Univ.-Prof. Rupert Langer, Vorstand des Klinischen Instituts für Pathologie und Molekularpathologie
Gänzlich anders sind aufgrund ihrer Seltenheit und Vielfältigkeit gut- und bösartige Tumore der Nebenhöhlen und Schädelbasis einzuordnen. Diese Erkrankungen verlangen aufgrund der hochspezialisierten operativen Therapie ein gemeinsames „interdisziplinäres“ Wirken mehrerer Fachdisziplinen. Hier leistet die HNO-Klinik am Neuromed Campus, wo sich die größte neurochirurgische Abteilung Österreichs, ihren Beitrag als kompetenter Behandlungspartner minimalinvasiver Eingriffe. Durch den Zugang durch die Nase kann ein Großteil der Tumore der vorderen Schädelbasis operiert werden. Dabei wird in der Regel durch den HNO-Arzt/Ärztin der Zugang zum Tumor hergestellt, in der Folge assistieren die HNO-Expert/-innen der/m Neurochirurgin/en. Betrifft der Prozess die Nasennebenhöhlen mit, ist die Entfernung ebenso die Aufgabe des HNO-Arztes/ Ärztin. In dieser Form werden am Kepler Uniklinikum zwischen 50 und 100 interdisziplinäre Eingriffe pro Jahr durchgeführt. Wann immer möglich wird dabei transnasal (durch die Nase und Nasennebenhöhlen), also ohne Eröffnen des Schädelknochens von außen, vorgegangen.

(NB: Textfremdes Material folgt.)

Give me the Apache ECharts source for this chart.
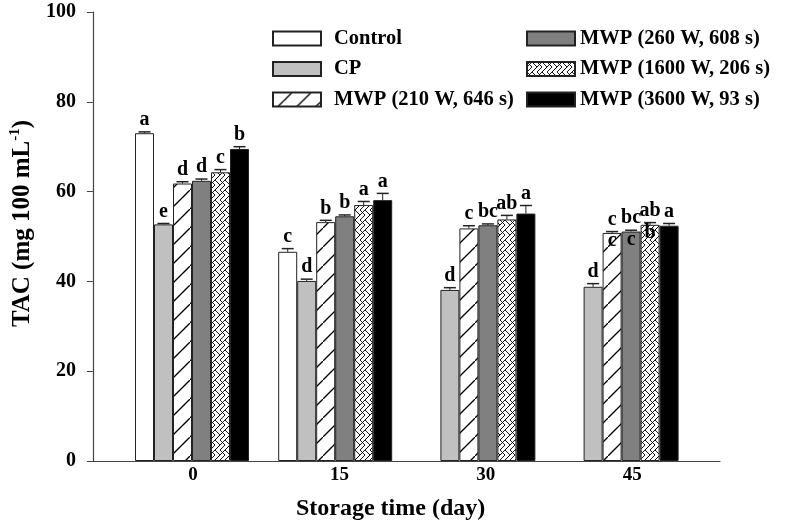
<!DOCTYPE html>
<html>
<head>
<meta charset="utf-8">
<script src="https://cdn.jsdelivr.net/npm/echarts@6/dist/echarts.min.js"></script>
<style>html,body{margin:0;padding:0;background:#fff}#c{width:786px;height:526px}</style>
</head>
<body>
<div id="c"></div>
<script>
// ---- data ----
var categories = ['0', '15', '30', '45'];
var seriesNames = ['Control', 'CP', 'MWP (210 W, 646 s)', 'MWP (260 W, 608 s)', 'MWP (1600 W, 206 s)', 'MWP (3600 W, 93 s)'];
var controlVals = [73.0, 46.6, null, null];
var cpVals      = [52.7, 40.1, 38.1, 38.8];
var mwp210Vals  = [61.8, 53.2, 51.8, 50.8];
var mwp260Vals  = [62.4, 54.5, 52.5, 51.1];
var mwp1600Vals = [64.3, 57.0, 53.8, 52.6];
var mwp3600Vals = [69.5, 58.1, 55.1, 52.4];
var controlErr = [0.3, 0.7, null, null];
var cpErr      = [0.2, 0.4, 0.5, 0.7];
var mwp210Err  = [0.4, 0.4, 0.6, 0.3];
var mwp260Err  = [0.4, 0.3, 0.3, 0.3];
var mwp1600Err = [0.6, 0.8, 0.9, 0.5];
var mwp3600Err = [0.5, 1.5, 1.8, 0.5];
var controlLet = ['a', 'c', '', ''];
var cpLet      = ['e', 'd', 'd', 'd'];
var mwp210Let  = ['d', 'b', 'c', 'c'];
var mwp260Let  = ['d', 'b', 'bc', 'bc'];
var mwp1600Let = ['c', 'a', 'ab', 'ab'];
var mwp3600Let = ['b', 'a', 'a', 'a'];
// letters printed just inside the bar tops (as in the original figure)
var controlLet2 = ['', '', '', ''];
var cpLet2      = ['', '', '', ''];
var mwp210Let2  = ['', '', '', 'c'];
var mwp260Let2  = ['', '', '', 'c'];
var mwp1600Let2 = ['', '', '', 'b'];
var mwp3600Let2 = ['', '', '', ''];
var yTicks = [0, 20, 40, 60, 80, 100];

var allVals = [controlVals, cpVals, mwp210Vals, mwp260Vals, mwp1600Vals, mwp3600Vals];
var allErr = [controlErr, cpErr, mwp210Err, mwp260Err, mwp1600Err, mwp3600Err];
var allLet = [controlLet, cpLet, mwp210Let, mwp260Let, mwp1600Let, mwp3600Let];
var allLet2 = [controlLet2, cpLet2, mwp210Let2, mwp260Let2, mwp1600Let2, mwp3600Let2];

// ---- patterns ----
function diagPattern() {
  var s = 19, c = document.createElement('canvas');
  c.width = s; c.height = s;
  var g = c.getContext('2d');
  g.fillStyle = '#fff'; g.fillRect(0, 0, s, s);
  g.strokeStyle = '#000'; g.lineWidth = 1.3;
  g.beginPath();
  g.moveTo(-2, s + 2); g.lineTo(s + 2, -2);
  g.stroke();
  return c;
}
function netPattern() {
  var s = 10, c = document.createElement('canvas');
  c.width = s; c.height = s;
  var g = c.getContext('2d');
  g.fillStyle = '#fff'; g.fillRect(0, 0, s, s);
  g.strokeStyle = '#000'; g.lineWidth = 0.9;
  g.beginPath();
  g.moveTo(0, 0); g.lineTo(s / 2, s / 2); g.lineTo(0, s);
  g.moveTo(s / 2, 0); g.lineTo(s, s / 2); g.lineTo(s / 2, s);
  g.moveTo(0, s / 2); g.lineTo(s / 2, 0);
  g.moveTo(s / 2, s); g.lineTo(s, s / 2);
  g.stroke();
  return c;
}
var fills = [
  '#ffffff',
  '#c0c0c0',
  { image: diagPattern(), repeat: 'repeat' },
  '#808080',
  { image: netPattern(), repeat: 'repeat' },
  '#000000'
];

var FONT = '"Liberation Serif", "Times New Roman", serif';
var BAR_W = 19;

var chart = echarts.init(document.getElementById('c'), null, { renderer: 'canvas' });

var series = [];
seriesNames.forEach(function (n, i) {
  series.push({
    name: n, type: 'bar', xAxisIndex: 1, yAxisIndex: 1,
    data: allVals[i], barWidth: BAR_W, barGap: '0%',
    itemStyle: { color: fills[i], borderColor: '#222', borderWidth: 1 },
    emphasis: { disabled: true }, animation: false
  });
});

var errData = [];
allVals.forEach(function (arr, s) {
  arr.forEach(function (v, k) {
    if (v != null) errData.push([k, s, v, allErr[s][k]]);
  });
});
var errLetters = [];
var errLetters2 = [];
allVals.forEach(function (arr, s) {
  arr.forEach(function (v, k) {
    if (v != null) { errLetters.push(allLet[s][k]); errLetters2.push(allLet2[s][k]); }
  });
});
series.push({
  type: 'custom', xAxisIndex: 1, yAxisIndex: 1, animation: false, silent: true,
  data: errData, z: 10,
  renderItem: function (params, api) {
    var k = api.value(0), s = api.value(1), v = api.value(2), e = api.value(3);
    var base = api.coord([k, v]);
    var top = api.coord([k, v + e]);
    var x = base[0] + (s - 2.5) * BAR_W;
    var cap = 6;
    var ch = [
      { type: 'line', shape: { x1: x, y1: base[1], x2: x, y2: top[1] }, style: { stroke: '#222', lineWidth: 1 } },
      { type: 'line', shape: { x1: x - cap, y1: top[1], x2: x + cap, y2: top[1] }, style: { stroke: '#222', lineWidth: 1.5 } },
      { type: 'text', x: x, y: top[1] - 2, style: { text: errLetters[params.dataIndex], fill: '#000', font: 'bold 20px ' + FONT, align: 'center', verticalAlign: 'bottom' } },
      { type: 'text', x: x, y: base[1] - 2, style: { text: errLetters2[params.dataIndex] || '', fill: '#000', font: 'bold 20px ' + FONT, align: 'center', verticalAlign: 'top' } }
    ];
    return { type: 'group', children: ch };
  }
});

var legendText = { fontFamily: FONT, fontWeight: 'bold', fontSize: 20.5, color: '#000' };
var option = {
  backgroundColor: '#fff',
  animation: false,
  legend: [
    {
      data: seriesNames.slice(0, 3), orient: 'vertical', left: 272, top: 28, padding: 0,
      itemWidth: 48, itemHeight: 14, itemGap: 9.5, icon: 'rect',
      textStyle: Object.assign({ padding: [0, 0, 0, 8] }, legendText),
      selectedMode: false
    },
    {
      data: seriesNames.slice(3), orient: 'vertical', left: 526, top: 28, padding: 0,
      itemWidth: 48, itemHeight: 14, itemGap: 9.5, icon: 'rect',
      textStyle: legendText,
      selectedMode: false
    }
  ],
  grid: [
    { left: 92, right: 66, top: 12, bottom: 65 },
    { left: 120.4, width: 572.8, top: 12, bottom: 65 },
    { left: 119.8, width: 585.6, top: 12, bottom: 65 }
  ],
  xAxis: [
    {
      gridIndex: 0, type: 'value', min: 0, max: 1,
      axisLine: { show: true, lineStyle: { color: '#444', width: 1.2 } },
      axisTick: { show: false }, axisLabel: { show: false }, splitLine: { show: false }
    },
    {
      gridIndex: 1, type: 'category', data: categories,
      axisLine: { show: false }, axisTick: { show: false }, axisLabel: { show: false }
    },
    {
      gridIndex: 2, type: 'category', data: categories,
      axisLine: { show: false }, axisTick: { show: false },
      axisLabel: { fontFamily: FONT, fontWeight: 'bold', fontSize: 19, color: '#000', margin: 12 },
      name: 'Storage time (day)', nameLocation: 'middle', nameGap: 43,
      nameTextStyle: { fontFamily: FONT, fontWeight: 'bold', fontSize: 24, color: '#000', padding: [0, 44, 0, 0] }
    }
  ],
  yAxis: [
    {
      gridIndex: 0, type: 'value', min: 0, max: 100, interval: 20,
      axisLine: { show: true, lineStyle: { color: '#444', width: 1.2 } },
      axisTick: { show: true, inside: false, length: 6, lineStyle: { color: '#444' } },
      axisLabel: { fontFamily: FONT, fontWeight: 'bold', fontSize: 20, color: '#000', margin: 17,
        customValues: yTicks },
      splitLine: { show: false },
      name: '{m|TAC (mg 100 mL}{s|-1}{m|)}', nameLocation: 'middle', nameGap: 51, nameRotate: 90,
      nameTextStyle: {
        padding: [0, 0, 0, 26],
        rich: {
          m: { fontFamily: FONT, fontWeight: 'bold', fontSize: 25, color: '#000', lineHeight: 29 },
          s: { fontFamily: FONT, fontWeight: 'bold', fontSize: 15, color: '#000', verticalAlign: 'top', lineHeight: 29, padding: [0, 0, 12, 0] }
        }
      }
    },
    { gridIndex: 1, type: 'value', min: 0, max: 100, interval: 20, show: false },
    { gridIndex: 2, type: 'value', min: 0, max: 100, interval: 20, show: false }
  ],
  series: series
};
chart.setOption(option);
</script>
</body>
</html>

Neben der Vermeidung kosmetisch störender Narben zeichnet sich diese kameragestützte Technik vor allem durch ein wesentlich geringeres Maß an Schmerzen und Nebenwirkungen sowie ein höheres Wohlbefinden postoperativ und eine kürzere Krankenhausaufenthaltsdauer aus. Da wir in der endoskopischen Technik aufgrund der großen Patient/-innenzahl mit Nebenhöhlenoperationen über viel Erfahrung verfügen, ist das sozusagen vertrautes Terrain und wir können hier einen wertvollen Beitrag leisten.